AIM: Reproduce the material below line by line, beginning with its first line and ending with the line that contains "import numpy as np"; leave out pictures.

DATASET EXTRACT:
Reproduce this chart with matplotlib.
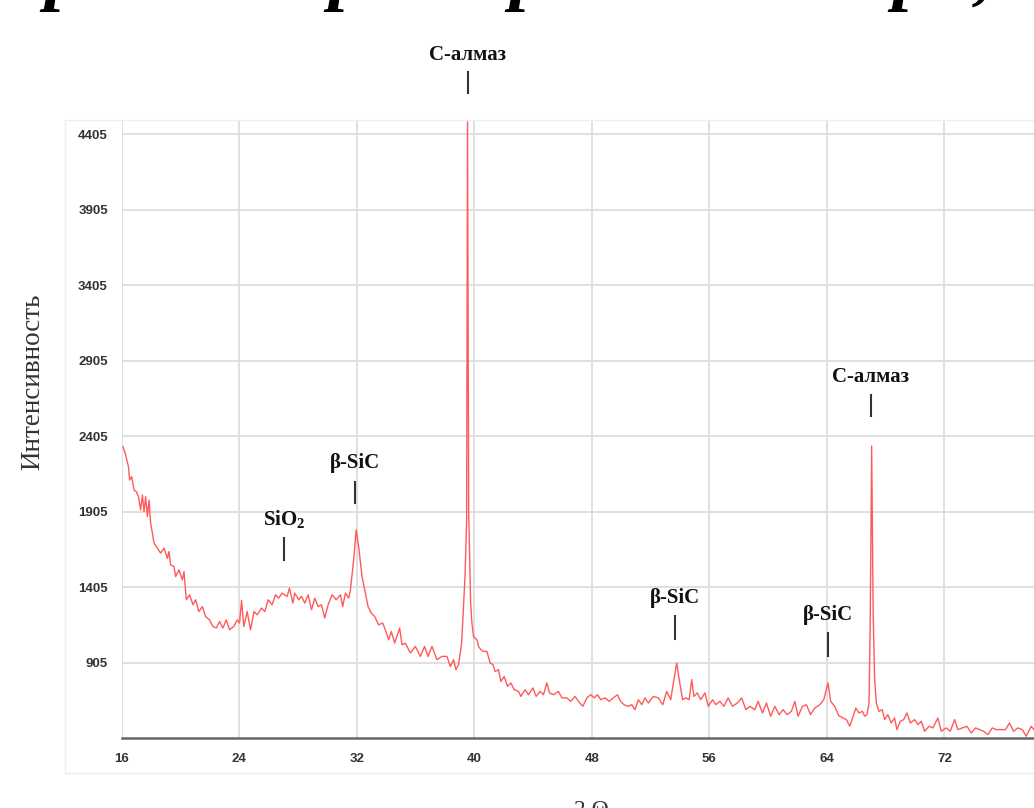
import matplotlib
matplotlib.use("Agg")
import matplotlib.pyplot as plt
from matplotlib.patches import Rectangle
import numpy as np

# XRD pattern: 2-theta (deg) and intensity (counts)
two_theta = [
    16.09, 16.27, 16.46, 16.54, 16.68, 16.84, 17.00, 17.14, 17.29, 17.41,
    17.52, 17.63, 17.75, 17.86, 17.97, 18.09, 18.20, 18.43, 18.65, 18.88,
    19.11, 19.22, 19.33, 19.56, 19.67, 19.90, 20.13, 20.24, 20.40, 20.62,
    20.85, 21.03, 21.25, 21.49, 21.71, 21.98, 22.21, 22.44, 22.66, 22.89,
    23.12, 23.34, 23.63, 23.87, 24.02, 24.16, 24.31, 24.54, 24.77, 25.00,
    25.22, 25.52, 25.74, 25.97, 26.24, 26.47, 26.69, 26.92, 27.26, 27.42,
    27.65, 27.78, 28.05, 28.24, 28.46, 28.69, 28.92, 29.14, 29.37, 29.60,
    29.82, 30.05, 30.32, 30.60, 30.89, 31.04, 31.23, 31.45, 31.57, 31.79,
    31.96, 32.13, 32.36, 32.54, 32.77, 32.99, 33.22, 33.49, 33.76, 33.95,
    34.17, 34.35, 34.58, 34.92, 35.08, 35.31, 35.65, 35.99, 36.33, 36.62,
    36.85, 37.12, 37.46, 37.80, 38.14, 38.37, 38.59, 38.75, 38.93, 39.14,
    39.37, 39.48, 39.54, 39.62, 39.75, 39.84, 39.95, 40.18, 40.29, 40.45,
    40.63, 40.86, 41.08, 41.27, 41.42, 41.65, 41.81, 42.04, 42.26, 42.49,
    42.72, 43.01, 43.17, 43.46, 43.69, 43.99, 44.21, 44.48, 44.71, 44.94,
    45.12, 45.39, 45.73, 45.96, 46.30, 46.57, 46.86, 47.09, 47.39, 47.66,
    47.93, 48.16, 48.38, 48.61, 48.90, 49.19, 49.47, 49.74, 49.97, 50.19,
    50.49, 50.72, 50.94, 51.17, 51.40, 51.62, 51.85, 52.19, 52.53, 52.83,
    53.10, 53.37, 53.59, 53.78, 53.95, 54.18, 54.41, 54.63, 54.80, 54.95,
    55.18, 55.41, 55.70, 55.93, 56.22, 56.45, 56.72, 56.99, 57.28, 57.58,
    57.90, 58.20, 58.49, 58.76, 59.10, 59.32, 59.62, 59.89, 60.17, 60.46,
    60.75, 61.02, 61.30, 61.59, 61.82, 62.04, 62.34, 62.61, 62.89, 63.18,
    63.52, 63.79, 64.08, 64.26, 64.54, 64.81, 65.10, 65.33, 65.56, 65.79,
    65.97, 66.19, 66.42, 66.58, 66.73, 66.87, 66.95, 67.05, 67.15, 67.25,
    67.37, 67.54, 67.77, 67.93, 68.15, 68.38, 68.61, 68.77, 69.00, 69.23,
    69.45, 69.68, 69.97, 70.20, 70.43, 70.66, 70.95, 71.22, 71.56, 71.79,
    72.13, 72.40, 72.70, 72.92, 73.22, 73.53, 73.83, 74.12, 74.39, 74.67,
    74.96, 75.26, 75.53, 75.87, 76.16, 76.43, 76.71, 77.00, 77.30, 77.57,
    77.91, 78.20, 78.50,
]
intensity = [
    2336, 2281, 2203, 2115, 2137, 2049, 2038, 2005, 1917, 2016,
    1906, 2005, 1873, 1983, 1829, 1763, 1697, 1664, 1631, 1664,
    1597, 1641, 1553, 1542, 1476, 1520, 1454, 1509, 1322, 1355,
    1289, 1322, 1244, 1277, 1211, 1189, 1145, 1135, 1178, 1135,
    1189, 1123, 1145, 1189, 1168, 1317, 1145, 1244, 1123, 1244,
    1222, 1267, 1244, 1322, 1289, 1355, 1333, 1366, 1344, 1399,
    1300, 1366, 1322, 1344, 1300, 1355, 1256, 1333, 1277, 1289,
    1201, 1289, 1355, 1322, 1355, 1277, 1366, 1333, 1388, 1586,
    1785, 1674, 1476, 1388, 1277, 1234, 1211, 1156, 1168, 1123,
    1057, 1112, 1035, 1135, 1024, 1035, 969, 1013, 947, 1013,
    947, 1013, 925, 947, 947, 880, 925, 859, 892, 1035,
    1476, 1851, 4490, 1900, 1300, 1168, 1079, 1057, 1013, 991,
    980, 980, 903, 892, 847, 859, 781, 814, 748, 771,
    726, 715, 682, 726, 693, 738, 682, 715, 693, 771,
    705, 693, 715, 672, 672, 649, 682, 649, 616, 672,
    693, 672, 693, 660, 672, 649, 672, 693, 649, 627,
    616, 627, 594, 660, 627, 672, 638, 682, 672, 627,
    715, 660, 793, 903, 793, 660, 672, 660, 793, 682,
    705, 660, 705, 616, 660, 627, 649, 616, 672, 616,
    638, 672, 594, 616, 594, 649, 572, 638, 550, 616,
    561, 594, 561, 583, 649, 550, 616, 627, 561, 605,
    627, 660, 771, 649, 616, 554, 539, 528, 484, 550,
    605, 572, 583, 550, 561, 638, 1150, 2340, 1250, 800,
    638, 583, 594, 528, 561, 506, 539, 462, 517, 528,
    572, 506, 528, 495, 517, 451, 484, 473, 539, 451,
    473, 451, 528, 462, 473, 484, 440, 473, 462, 451,
    429, 473, 462, 462, 462, 506, 451, 473, 462, 418,
    484, 450, 470,
]

x_ticks = [16, 24, 32, 40, 48, 56, 64, 72]
y_ticks = [905, 1405, 1905, 2405, 2905, 3405, 3905, 4405]

# phase labels: peak position, label, tick bottom/top, text baseline
peak_pos = [39.54, 67.00, 31.90, 27.05, 53.69, 64.05]
peak_names = ["C-алмаз", "C-алмаз", "β-SiC", "SiO$_\\mathbf{2}$", "β-SiC", "β-SiC"]
mark_low = [4677, 2539, 1965, 1585, 1065, 947]
mark_high = [4820, 2678, 2104, 1731, 1212, 1099]
label_base = [4897, 2766, 2193, 1817, 1302, 1189]

plt.rcParams['mathtext.fontset'] = 'custom'
plt.rcParams['mathtext.rm'] = 'Liberation Serif'
plt.rcParams['mathtext.bf'] = 'Liberation Serif:bold'

fig = plt.figure(figsize=(10.34, 8.08), dpi=100)
fig.patch.set_facecolor('white')

# faint frame around the chart area
fig.add_artist(Rectangle((65 / 1034, 1 - 773 / 808), 1.0, (773 - 120) / 808,
                         transform=fig.transFigure, fill=False,
                         edgecolor='#eeeeee', lw=1.0))

ax = fig.add_axes([121.7 / 1034, 1 - 738.2 / 808, 940.2 / 1034, 617.7 / 808])
ax.plot(two_theta, intensity, color='#ff5a5a', lw=1.0, zorder=3)

ax.set_xlim(16, 80)
ax.set_ylim(405, 4497)
ax.set_xticks(x_ticks)
ax.set_yticks(y_ticks)
ax.grid(True, color='#dddddd', lw=1.3, zorder=0)
ax.tick_params(length=0, labelsize=9.5, labelcolor='#333333')
ax.tick_params(axis='x', pad=11)
ax.tick_params(axis='y', pad=10)
for lab in ax.get_xticklabels() + ax.get_yticklabels():
    lab.set_fontweight('bold')
    lab.set_fontfamily('Liberation Sans')

for side in ['top', 'right', 'left']:
    ax.spines[side].set_visible(False)
ax.spines['bottom'].set_color('#666666')
ax.spines['bottom'].set_linewidth(1.8)

for xp, name, lo, hi, yb in zip(peak_pos, peak_names, mark_low, mark_high, label_base):
    ax.plot([xp, xp], [lo, hi], color='#333333', lw=1.5, clip_on=False, zorder=4)
    ax.text(xp, yb, name, ha='center', va='baseline', fontsize=15,
            fontweight='bold', family='Liberation Serif', color='#111111',
            clip_on=False)

fig.text(33 / 1034, 1 - 382 / 808, 'Интенсивность', rotation=90,
         ha='center', va='center', fontsize=19.5, family='Liberation Serif',
         color='#333333')
fig.text(591 / 1034, 1 - 800 / 808, '2 Θ', ha='center', va='top',
         fontsize=17, family='Liberation Serif', color='#333333')

# caption above the chart, mostly outside the page
for xc, ch in zip([63, 347, 528, 911, 983], ['р', 'р', 'р', 'р', ',']):
    fig.text(xc / 1034, 1 - 12 / 808, ch, ha='center', va='bottom',
             fontsize=54, fontweight='bold', fontstyle='italic',
             family='Liberation Serif', color='black')

fig.savefig('out.png', dpi=100, facecolor='white')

SOLVED EXERCISE:
Reproduce this chart with matplotlib.
import matplotlib
matplotlib.use("Agg")
import matplotlib.pyplot as plt
from matplotlib.patches import Rectangle
import numpy as np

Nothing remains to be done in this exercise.